Now understand: this is not a prescription for us to abandon an unbelieving spouse. The principle is that we must be willing to cut off whatever unclean thing is attached to us, just as Jesus said that our love for the things of this world must look like hate compared to our love for Him. Chapter 10 lists the leaders and chiefs who had taken strange wives—and every one of them was willing to cut off what was unclean. Because of that, the land was reformed and God protected His people, even though the wall would not be built for another fifty years, as we will see in Nehemiah. They built the temple without protection because God Himself was their protection.

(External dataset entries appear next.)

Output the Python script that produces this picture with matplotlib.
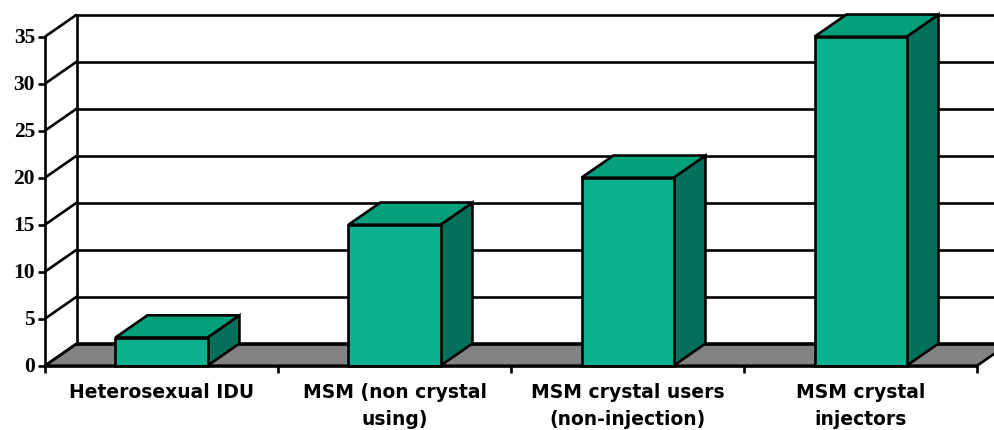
import matplotlib
matplotlib.use("Agg")
import matplotlib.pyplot as plt
from matplotlib.patches import Polygon

# Data
categories = ["Heterosexual IDU", "MSM (non crystal\nusing)",
              "MSM crystal users\n(non-injection)", "MSM crystal\ninjectors"]
values = [3, 15, 20, 35]
y_ticks = [0, 5, 10, 15, 20, 25, 30, 35]

# 3-D look: depth offset expressed in data units
DX = 0.137          # horizontal shift (category units)
DY = 2.36           # vertical shift (value units)
BAR_W = 0.395
YMAX = 35

FRONT = "#0bb08f"
TOP = "#04a07b"
SIDE = "#02705a"
FLOOR = "#808284"
LW = 1.9

fig = plt.figure(figsize=(9.95, 4.31), dpi=100)
ax = fig.add_axes([0, 0, 1, 1])
n = len(categories)
ax.set_xlim(-0.193, 4.077)
ax.set_ylim(-6.84, 39.01)
ax.axis("off")

# Floor
floor = Polygon([(0, 0), (n, 0), (n + DX, DY), (DX, DY)], closed=True,
                facecolor=FLOOR, edgecolor="black", lw=LW, zorder=1,
                joinstyle="miter")
ax.add_patch(floor)

# Back wall gridlines and left wall slants
for t in y_ticks:
    ax.plot([DX, n + DX + 0.2], [t + DY, t + DY], color="black", lw=LW,
            zorder=2, solid_capstyle="butt")
    ax.plot([0, DX], [t, t + DY], color="black", lw=LW, zorder=2,
            solid_capstyle="butt")
ax.plot([DX, DX], [DY, YMAX + DY], color="black", lw=LW, zorder=2)
ax.plot([0, 0], [0, YMAX], color="black", lw=LW, zorder=5)

# Axis ticks
tick_len_x = 7 / 233
for t in y_ticks:
    ax.plot([-tick_len_x, 0], [t, t], color="black", lw=LW, zorder=5,
            solid_capstyle="butt")
    ax.text(-0.043, t, str(t), ha="right", va="center", fontsize=15.5,
            fontweight="bold", family="Liberation Serif", zorder=6)
for i in range(n + 1):
    ax.plot([i, i], [0, -0.75], color="black", lw=LW, zorder=5,
            solid_capstyle="butt")
ax.plot([0, n], [0, 0], color="black", lw=LW, zorder=5)

# Bars
for i, v in enumerate(values):
    c = i + 0.5
    x0, x1 = c - BAR_W / 2, c + BAR_W / 2
    front = Polygon([(x0, 0), (x1, 0), (x1, v), (x0, v)], closed=True,
                    facecolor=FRONT, edgecolor="black", lw=LW, zorder=4,
                    joinstyle="miter")
    top = Polygon([(x0, v), (x1, v), (x1 + DX, v + DY), (x0 + DX, v + DY)],
                  closed=True, facecolor=TOP, edgecolor="black", lw=LW,
                  zorder=4, joinstyle="miter")
    side = Polygon([(x1, 0), (x1 + DX, DY), (x1 + DX, v + DY), (x1, v)],
                   closed=True, facecolor=SIDE, edgecolor="black", lw=LW,
                   zorder=4, joinstyle="miter")
    for p in (side, top, front):
        ax.add_patch(p)
    ax.text(c, -1.75, categories[i], ha="center", va="top", fontsize=13.5,
            fontweight="bold", family="DejaVu Sans", linespacing=1.5,
            zorder=6)

fig.savefig("out.png", dpi=100)
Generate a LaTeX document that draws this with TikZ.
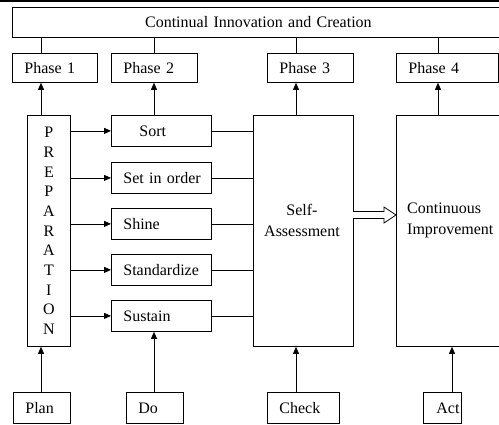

The Pattern of Restoration in Our Lives
The book of Ezra shows us the work of God in restoration so clearly. He brings His people out of captivity, just as He has taken us out of the captivity of the world and sin into a new life—with both sorrow and joy, the sorrow over years the locusts have eaten and the joy of seeing God do a new work.
And as we come into the land He has given us, the first thing He wants is to reestablish worship. If you want to see God work in your life—building you up, protecting you—you must worship and praise the Lord. It begins in the place of worship, just as it did with Abraham when he came out of Babylon. Why? Because in the attitude of worship and praise we recognize that God is greater than we are and deserves to be on the throne of our lives.
Closing Prayer
God, I do thank You for this book. I pray that You would help us to take away applications—things we can take to heart and be transformed by—as every one of us is in this place of restoration and reformation, where You are restoring our lives to the relationship You desire with us and reforming us so that we can be clean from the inside out. We thank You, Father, that as we, like Ezra, come before You confessing our sins, You are faithful and just to forgive us and cleanse us from all unrighteousness. Help us to be like Jerusalem at this time—a city set on a hill, a city that didn't have a wall because You protected it, but that had the worship of the one true God. We thank You that You are our shield, our exceedingly great reward, and we ask that You would continue to renew and transform us. We pray in Jesus' name. Amen.